Действительно, в не-сибирских вариантах мы не встречаем ничего подобного.
Чрезвычайно богата сказка и специфическим местным материалом: ла̀баз, могила тунгуса, юрты, совместное житье трех семей в юрте и особенно замечательная картина наказания жены Ивана Кобыльникова. Обычно, во всех сказках этого типа невеста или жена обманутого и покинутого богатыря сдается под влиянием угроз, подтверждая обман насильника и его право над собой (примеры можно найти и в настоящем сборнике, см. № 5). Чима резко порывает с этой традицией и заставляет свою героиню-сибирячку до конца оставаться верной своему мужу, терпя за это жестокое издевательство. Картина этих издевательств носит резко выраженный местный колорит. «Стали они ее карать. Где корьевишшо, юрто̀вишшо сдернут, на нее складут, она та̀шшит, своим слезам умыватся. Стала сохнуть, блекнуть. Высохла, как былинка, насилу ноги носят».
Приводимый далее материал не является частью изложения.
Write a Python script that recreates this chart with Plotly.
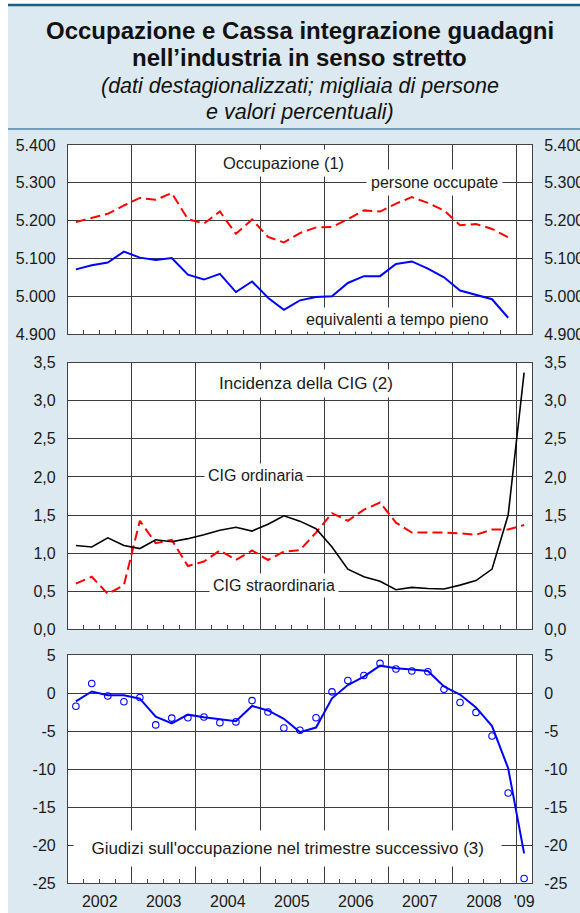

Еще более колоритна рассказанная с огромной психологической глубиной сцена свидания. Иван Кобыльников догоняет тунгусскую нарту, которую с трудом тащит какая-то женщина. Оказывается, его жена «идет — слезам умыватся». Он потихоньку сбрасывает с нарты всю тяжесть. Не узнавая его, она обращается к нему с упреком: и так «ей край (конец) приходит», а он ей еще слез прибавляет.
— Он тожно ее остановил. «Што жа, Марфида-Царевна, эка стала, не можешь признать свово обручника». У ней тожно сердце вскипело, слезы свои подтерла — тожно признала. «Ах ты, мой возлюбленный, обручник, так мне край пришол — вишь, как меня карають».
Эту сцену вполне можно причислить к лучшим страницам русской сказочной поэзии.